Posted: Tuesday September 03, 2002 1:39 PM

Quittin' Time?  

Finding it harder than ever to leave Mississippi each year, Brett Favre is starting to seriously ponder retirement

By Peter King

Sports Illustrated On the day Green Bay quarterback Brett Favre had to leave his beloved house and 460 acres in Hattiesburg, Miss., to report to training camp by 7 p.m., he began to think this might be his last camp. As a private plane stood by at a nearby airstrip for the 2 1/2-hour flight to Green Bay, he was sweating a stream while edging a mile of his property where it meets the road, refusing to leave until the job was done. He finished just after noon and jetted off, reluctantly, at two.

  Click for larger image Favre could hold almost every quarterback record in a few years, but he says he doesn't care about stats. Al Tielemans
"I think about retirement a heck of a lot more than I used to," Favre said last Thursday night in Green Bay. "I miss home. I know it's nuts, but [coach] Mike Sherman told us today he was giving us Saturday and Sunday off this week, and the guys were all excited. All I could think was, I wish I could be on my lawn mower back home."

Favre's homesickness should probably be of little concern to the Packers, whose prospects are the brightest they've been since back-to-back Super Bowl appearances in 1997 and '98. Second-year wideout Robert Ferguson told Favre last week that even though the quarterback had been in the league forever (this is his 12th season, actually), he still works like a rookie. Said Sherman, "The way he competes in practice sets the bar incredibly high for the rest of the players."

Favre turns 33 next month. He has a Super Bowl ring, three MVP awards, a top 10 standing in every major statistical category for quarterbacks and the record for most consecutive starts (157) by one. For the first time in several summers, he has no pain anywhere. He is 14 touchdown passes from leapfrogging John Elway (300) into third place on the alltime list. It's conceivable that if Favre were to play five or six more years, he'd break every big quarterback record.

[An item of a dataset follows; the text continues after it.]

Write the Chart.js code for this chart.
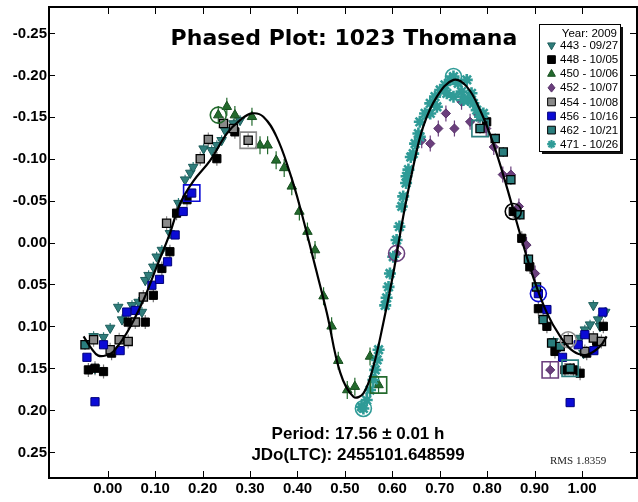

"People tell me, You could shatter this record, that record," says Favre. "Shoot, if I thought like that, I'd be playing for the wrong reason. I don't play football to pass Dan Marino. I play to compete and win. That's why I've been successful. If I were basking in what I've done, there'd be a lot to bask in. But I don't care. When the season's over, it's over. I don't golf and talk football. Never."

Favre still likes his job, and he talks excitedly about piloting a very good team with some new weapons. Gone are receivers Bill Schroeder and Antonio Freeman, who accounted for 105 catches and 15 touchdowns last year. In are former Patriots malcontent Terry Glenn and silky first-round pick Javon Walker, who's destined to be a star. "I think we're as good as we were in our Super Bowl years," Favre says. "You know how this league is. We could win the Super Bowl again, or we could go 8-8. But I do think this year we've got a real chance to win it all."

Favre enters this season thinking there will probably be a 13th, but after that, who knows? He doesn't. And he's not going to worry about it until he's back on the tractor next winter in Hattiesburg.